Every challenge is timed, and the faster you do the challenges the better your rating. The ratings are A, B, C, D, and F; and the longer you take, the worse your rating gets. So long as you get a D rating, though, you’ll pass the challenge and you’ll receive jigsaw pieces for winning the challenges.

After taking the jigsaw piece to the bank, it was time to play the multiplayer. First, I took a default car and added a couple of rocket jets, springs underneath the car, and springs in the very front of the car. After I created my ride, I was taken to a little test map where I got to make sure my ride worked out alright. After I was all set, I went up again against Nick Breckon from Shacknews.

The game we got to try out was called Sumo. The goal was to knock out the other player from the circular platform; the longer you stayed in the platform, the more points you got. The match was relatively short, and I had a hard time getting used to the physics of the cars. I flipped my vehicle over quite a few times and ended up losing. One thing to note is that much like the single-player mode, you can always get out of your vehicle at any time for whatever reason, such as flipping your car back up. 
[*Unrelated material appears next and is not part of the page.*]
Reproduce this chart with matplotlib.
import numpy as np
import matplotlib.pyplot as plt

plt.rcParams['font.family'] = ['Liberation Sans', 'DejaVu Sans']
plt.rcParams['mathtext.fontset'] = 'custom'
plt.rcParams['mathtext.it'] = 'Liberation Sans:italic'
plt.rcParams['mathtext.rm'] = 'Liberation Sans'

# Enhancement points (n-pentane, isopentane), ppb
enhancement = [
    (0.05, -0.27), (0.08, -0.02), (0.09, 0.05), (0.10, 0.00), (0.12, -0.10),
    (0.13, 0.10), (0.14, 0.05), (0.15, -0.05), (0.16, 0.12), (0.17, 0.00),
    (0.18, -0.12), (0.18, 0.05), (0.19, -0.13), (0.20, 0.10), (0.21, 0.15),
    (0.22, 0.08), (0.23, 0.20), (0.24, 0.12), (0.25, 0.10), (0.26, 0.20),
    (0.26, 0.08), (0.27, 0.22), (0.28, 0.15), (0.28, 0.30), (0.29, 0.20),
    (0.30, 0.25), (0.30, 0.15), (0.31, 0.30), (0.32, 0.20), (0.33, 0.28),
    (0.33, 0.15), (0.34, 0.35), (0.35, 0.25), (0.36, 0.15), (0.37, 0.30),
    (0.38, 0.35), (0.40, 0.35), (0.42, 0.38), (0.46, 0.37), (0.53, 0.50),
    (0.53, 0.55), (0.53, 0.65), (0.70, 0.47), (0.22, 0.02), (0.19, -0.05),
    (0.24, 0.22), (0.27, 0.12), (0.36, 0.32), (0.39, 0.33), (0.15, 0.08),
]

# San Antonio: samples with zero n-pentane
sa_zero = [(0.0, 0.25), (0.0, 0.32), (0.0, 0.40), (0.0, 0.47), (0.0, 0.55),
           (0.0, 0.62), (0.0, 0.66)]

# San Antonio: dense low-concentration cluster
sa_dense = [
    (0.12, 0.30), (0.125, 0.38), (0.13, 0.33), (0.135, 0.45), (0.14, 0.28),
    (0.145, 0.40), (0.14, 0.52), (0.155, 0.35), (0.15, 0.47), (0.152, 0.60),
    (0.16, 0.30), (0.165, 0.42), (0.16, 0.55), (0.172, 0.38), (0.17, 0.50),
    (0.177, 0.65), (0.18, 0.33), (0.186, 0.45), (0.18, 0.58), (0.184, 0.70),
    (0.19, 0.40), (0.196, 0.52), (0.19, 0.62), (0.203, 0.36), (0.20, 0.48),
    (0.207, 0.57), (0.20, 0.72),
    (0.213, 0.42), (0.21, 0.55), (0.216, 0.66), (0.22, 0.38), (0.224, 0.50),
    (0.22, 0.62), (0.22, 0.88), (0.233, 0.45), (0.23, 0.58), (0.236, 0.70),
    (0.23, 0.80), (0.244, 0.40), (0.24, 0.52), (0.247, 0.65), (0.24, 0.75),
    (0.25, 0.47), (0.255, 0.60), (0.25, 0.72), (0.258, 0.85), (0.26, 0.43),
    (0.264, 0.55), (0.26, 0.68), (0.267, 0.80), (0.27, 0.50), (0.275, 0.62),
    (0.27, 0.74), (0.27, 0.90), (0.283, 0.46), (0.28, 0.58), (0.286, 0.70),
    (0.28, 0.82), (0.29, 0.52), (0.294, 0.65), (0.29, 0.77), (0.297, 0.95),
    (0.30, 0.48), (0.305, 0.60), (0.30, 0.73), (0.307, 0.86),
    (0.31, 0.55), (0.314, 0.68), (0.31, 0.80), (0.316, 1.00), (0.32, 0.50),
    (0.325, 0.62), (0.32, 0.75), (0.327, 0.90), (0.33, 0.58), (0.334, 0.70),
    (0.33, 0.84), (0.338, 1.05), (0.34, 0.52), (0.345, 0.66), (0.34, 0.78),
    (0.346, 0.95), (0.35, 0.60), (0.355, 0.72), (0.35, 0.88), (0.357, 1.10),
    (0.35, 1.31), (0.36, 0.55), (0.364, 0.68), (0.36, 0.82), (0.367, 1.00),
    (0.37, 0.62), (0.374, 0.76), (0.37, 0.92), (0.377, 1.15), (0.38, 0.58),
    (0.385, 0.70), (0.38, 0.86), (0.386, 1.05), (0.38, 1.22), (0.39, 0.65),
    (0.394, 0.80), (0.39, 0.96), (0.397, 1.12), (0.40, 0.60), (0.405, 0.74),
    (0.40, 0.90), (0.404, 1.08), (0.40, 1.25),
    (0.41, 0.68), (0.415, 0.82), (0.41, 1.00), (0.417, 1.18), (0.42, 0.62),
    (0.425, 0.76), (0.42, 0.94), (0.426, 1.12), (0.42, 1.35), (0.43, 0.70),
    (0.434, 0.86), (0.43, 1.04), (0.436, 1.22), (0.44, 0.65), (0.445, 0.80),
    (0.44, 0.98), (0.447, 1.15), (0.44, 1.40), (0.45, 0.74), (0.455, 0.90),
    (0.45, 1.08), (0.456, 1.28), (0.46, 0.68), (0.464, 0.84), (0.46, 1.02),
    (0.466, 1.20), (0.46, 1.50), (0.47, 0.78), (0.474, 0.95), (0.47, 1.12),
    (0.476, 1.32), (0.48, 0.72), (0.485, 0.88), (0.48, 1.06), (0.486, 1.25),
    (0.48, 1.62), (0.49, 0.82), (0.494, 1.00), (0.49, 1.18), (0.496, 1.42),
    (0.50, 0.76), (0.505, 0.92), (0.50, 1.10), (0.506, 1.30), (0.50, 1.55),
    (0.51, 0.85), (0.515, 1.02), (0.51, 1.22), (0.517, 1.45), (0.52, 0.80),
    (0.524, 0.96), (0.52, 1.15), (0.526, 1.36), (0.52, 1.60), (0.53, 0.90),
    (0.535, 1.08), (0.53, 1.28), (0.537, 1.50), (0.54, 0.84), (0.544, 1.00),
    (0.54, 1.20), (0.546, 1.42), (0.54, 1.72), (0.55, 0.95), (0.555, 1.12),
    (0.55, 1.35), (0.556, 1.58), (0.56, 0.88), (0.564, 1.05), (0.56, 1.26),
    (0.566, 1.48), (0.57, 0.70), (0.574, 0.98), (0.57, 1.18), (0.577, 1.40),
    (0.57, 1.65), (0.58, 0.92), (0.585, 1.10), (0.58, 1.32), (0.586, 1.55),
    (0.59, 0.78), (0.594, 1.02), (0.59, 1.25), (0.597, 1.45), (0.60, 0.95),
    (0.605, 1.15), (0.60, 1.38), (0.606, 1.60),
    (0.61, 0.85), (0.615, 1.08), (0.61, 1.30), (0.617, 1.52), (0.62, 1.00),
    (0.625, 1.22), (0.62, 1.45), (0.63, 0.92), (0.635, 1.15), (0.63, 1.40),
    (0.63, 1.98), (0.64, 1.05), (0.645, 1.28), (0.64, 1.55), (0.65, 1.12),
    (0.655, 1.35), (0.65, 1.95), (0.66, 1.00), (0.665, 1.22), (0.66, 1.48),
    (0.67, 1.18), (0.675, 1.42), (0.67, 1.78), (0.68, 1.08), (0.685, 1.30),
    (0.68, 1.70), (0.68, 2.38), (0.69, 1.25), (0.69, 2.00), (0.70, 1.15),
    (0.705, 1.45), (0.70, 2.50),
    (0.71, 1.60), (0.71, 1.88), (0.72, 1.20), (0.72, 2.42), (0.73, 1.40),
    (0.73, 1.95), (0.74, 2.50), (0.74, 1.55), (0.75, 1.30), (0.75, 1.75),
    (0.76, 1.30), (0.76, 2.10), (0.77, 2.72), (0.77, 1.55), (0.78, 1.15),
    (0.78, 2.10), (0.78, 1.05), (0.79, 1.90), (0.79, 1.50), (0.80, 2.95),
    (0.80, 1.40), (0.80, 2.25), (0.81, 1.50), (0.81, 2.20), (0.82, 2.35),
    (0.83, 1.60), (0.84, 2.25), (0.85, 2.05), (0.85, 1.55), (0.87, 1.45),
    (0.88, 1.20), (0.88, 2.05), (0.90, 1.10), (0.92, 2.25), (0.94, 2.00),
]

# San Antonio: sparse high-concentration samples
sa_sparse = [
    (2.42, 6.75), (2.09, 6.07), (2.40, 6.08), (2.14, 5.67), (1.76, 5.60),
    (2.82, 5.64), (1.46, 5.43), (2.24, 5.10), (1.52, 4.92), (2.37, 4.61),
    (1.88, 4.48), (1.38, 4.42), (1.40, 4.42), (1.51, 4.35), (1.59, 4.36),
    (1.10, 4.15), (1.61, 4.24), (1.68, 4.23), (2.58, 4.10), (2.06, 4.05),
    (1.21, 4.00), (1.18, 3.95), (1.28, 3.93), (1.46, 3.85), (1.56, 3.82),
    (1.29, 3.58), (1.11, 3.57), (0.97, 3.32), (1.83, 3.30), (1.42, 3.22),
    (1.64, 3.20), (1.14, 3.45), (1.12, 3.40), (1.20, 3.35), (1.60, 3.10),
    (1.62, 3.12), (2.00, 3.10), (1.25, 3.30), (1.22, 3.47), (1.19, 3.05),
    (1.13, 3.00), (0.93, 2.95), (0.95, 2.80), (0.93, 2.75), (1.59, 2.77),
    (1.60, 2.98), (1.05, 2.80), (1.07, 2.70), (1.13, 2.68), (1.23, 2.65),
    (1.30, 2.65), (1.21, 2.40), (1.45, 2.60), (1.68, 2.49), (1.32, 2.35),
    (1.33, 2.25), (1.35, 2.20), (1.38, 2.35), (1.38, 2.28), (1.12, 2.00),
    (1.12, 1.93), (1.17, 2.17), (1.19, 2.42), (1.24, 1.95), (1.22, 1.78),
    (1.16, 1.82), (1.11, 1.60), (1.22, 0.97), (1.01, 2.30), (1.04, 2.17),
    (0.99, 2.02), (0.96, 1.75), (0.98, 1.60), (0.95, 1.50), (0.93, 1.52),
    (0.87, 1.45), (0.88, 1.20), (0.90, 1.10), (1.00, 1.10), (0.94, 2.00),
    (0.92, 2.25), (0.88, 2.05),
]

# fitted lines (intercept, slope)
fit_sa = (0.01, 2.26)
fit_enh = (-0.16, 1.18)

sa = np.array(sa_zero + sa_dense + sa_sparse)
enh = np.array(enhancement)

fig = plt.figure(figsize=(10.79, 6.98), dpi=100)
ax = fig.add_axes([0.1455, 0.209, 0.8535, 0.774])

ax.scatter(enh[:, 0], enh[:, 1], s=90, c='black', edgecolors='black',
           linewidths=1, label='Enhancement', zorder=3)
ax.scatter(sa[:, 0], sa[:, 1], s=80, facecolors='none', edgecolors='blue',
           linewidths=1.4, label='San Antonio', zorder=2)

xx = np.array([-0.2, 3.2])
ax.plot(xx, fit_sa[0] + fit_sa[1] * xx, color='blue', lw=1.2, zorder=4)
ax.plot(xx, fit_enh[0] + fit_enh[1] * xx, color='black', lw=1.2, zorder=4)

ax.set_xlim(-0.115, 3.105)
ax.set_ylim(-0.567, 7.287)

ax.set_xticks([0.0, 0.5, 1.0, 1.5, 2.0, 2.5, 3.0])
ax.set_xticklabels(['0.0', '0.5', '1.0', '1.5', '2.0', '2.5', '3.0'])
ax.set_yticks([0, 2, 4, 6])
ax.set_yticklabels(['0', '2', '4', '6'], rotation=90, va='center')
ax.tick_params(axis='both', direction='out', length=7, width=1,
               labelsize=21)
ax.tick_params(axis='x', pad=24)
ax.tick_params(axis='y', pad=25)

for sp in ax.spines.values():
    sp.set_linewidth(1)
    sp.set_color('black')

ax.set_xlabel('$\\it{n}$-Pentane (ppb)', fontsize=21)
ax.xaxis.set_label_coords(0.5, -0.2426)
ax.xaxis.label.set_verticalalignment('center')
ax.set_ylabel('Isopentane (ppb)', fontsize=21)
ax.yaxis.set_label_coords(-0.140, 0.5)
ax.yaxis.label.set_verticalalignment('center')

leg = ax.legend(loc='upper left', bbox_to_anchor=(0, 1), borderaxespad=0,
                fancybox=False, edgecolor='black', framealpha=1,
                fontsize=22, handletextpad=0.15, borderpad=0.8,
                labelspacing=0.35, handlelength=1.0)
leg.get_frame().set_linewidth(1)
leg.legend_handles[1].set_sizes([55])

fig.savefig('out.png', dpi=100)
A little later on in the night I came back and tried another game called Crown Chase. Here, you had to follow a Crown around through the map. When no one is in the Crown, it stays in one place. The second you get in the Crown, it starts to move randomly across the map. You have to try to stay within the Crown as it moves to accumulate points. By now I became used to the controls and easily won this match.  

All in all, I like where the new Banjo-Kazooie game is heading. A lot of the game wasn’t finished, and not many more details were given out other than what was on hand. So it’s still too early to really have a good impression of the game, but it’s nowhere near as horrifying as the Internets is making it out to be. Expect plenty of more details to come this E3 on Banjo-Kazooie: Nuts & Bolts.

[And when I asked what was up with Banjo blowing up the Mario statue at the end of the first trailer, all I got was a “No comment.” Oh dang!]